= Cochrane Eyes and Vision =

Cochrane Eyes and Vision (CEV) is a collaboration of researchers and healthcare professionals who prepare systematic reviews to study interventions pertaining to the treatment of eye disease and visual impairment. Though many of the systematic reviews focus on common eye diseases, reviews have been prepared for varied eye topics, including screening prevention and rarer eye diseases.

==History==
CEV was registered as a Cochrane group in 1997, and has an editorial base at the Centre for Public Health at Queen's University Belfast which is funded by the HSC Research and Development (R&D) Division of the Public Health Agency in Northern Ireland. The co-ordinating editors of CEV are Jennifer Evans, John Lawrenson and Gianni Virgili.

In 2019 Eye began to feature Cochrane Eye and Vision reviews intending to achieve wider readership.

In 2002, a CEV satellite branch was created in the United States, at the Johns Hopkins Bloomberg School of Public Health.

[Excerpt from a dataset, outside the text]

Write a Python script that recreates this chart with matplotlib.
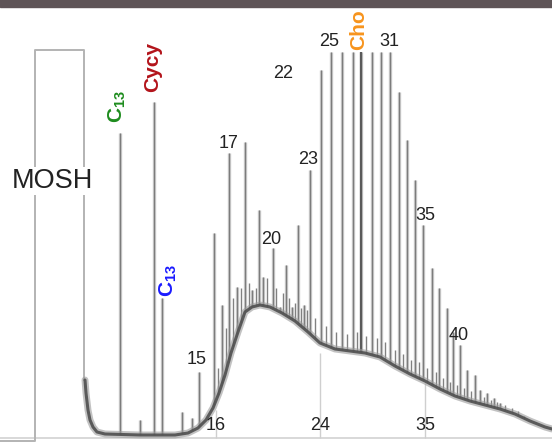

The satellite branch was led by Professor Kay Dickersin until 2018 when Dr Tianjing Li took over. The United States satellite branch is now located at University of Colorado Anschutz Medical Campus, funded by the National Eye Institute. In 2011, a satellite branch was set up in Italy at the University of Florence to focus on diagnostic test accuracy (DTA) reviews and this is led by Professor Gianni Virgili.

Since 2016, CEV had a partnership with the American Academy of Ophthalmology to update their preferred practice pattern (PPP) guidelines. CEV has also had a partnership with the American Glaucoma Society to collaborate in research. Additionally, CEV works closely with the Wilmer Eye Institute of Johns Hopkins Hospital and the Byers Eye Institute of the Stanford University School of Medicine, as CEV Centers for Evidence-based Vision Care.

CEV has conducted over 190 systematic reviews in the field of ophthalmology. The most common topics reviewed include trials studying conditions such as glaucoma, macular degeneration, and cataract. Ophthalmic treatments investigated by CEV systematic reviews include patching for corneal abrasion, eyesight screening for visual impairment in the elderly, vitamin supplements for cataracts, NSAIDS for macular edema, antimetabolites for trabeculectomy, and antiviral agents for herpes simplex virus.

The organisation has previously had funding from The Guide Dogs for the Blind Association, Macular Society, National Institute for Health Research (NIHR) and Sightsavers.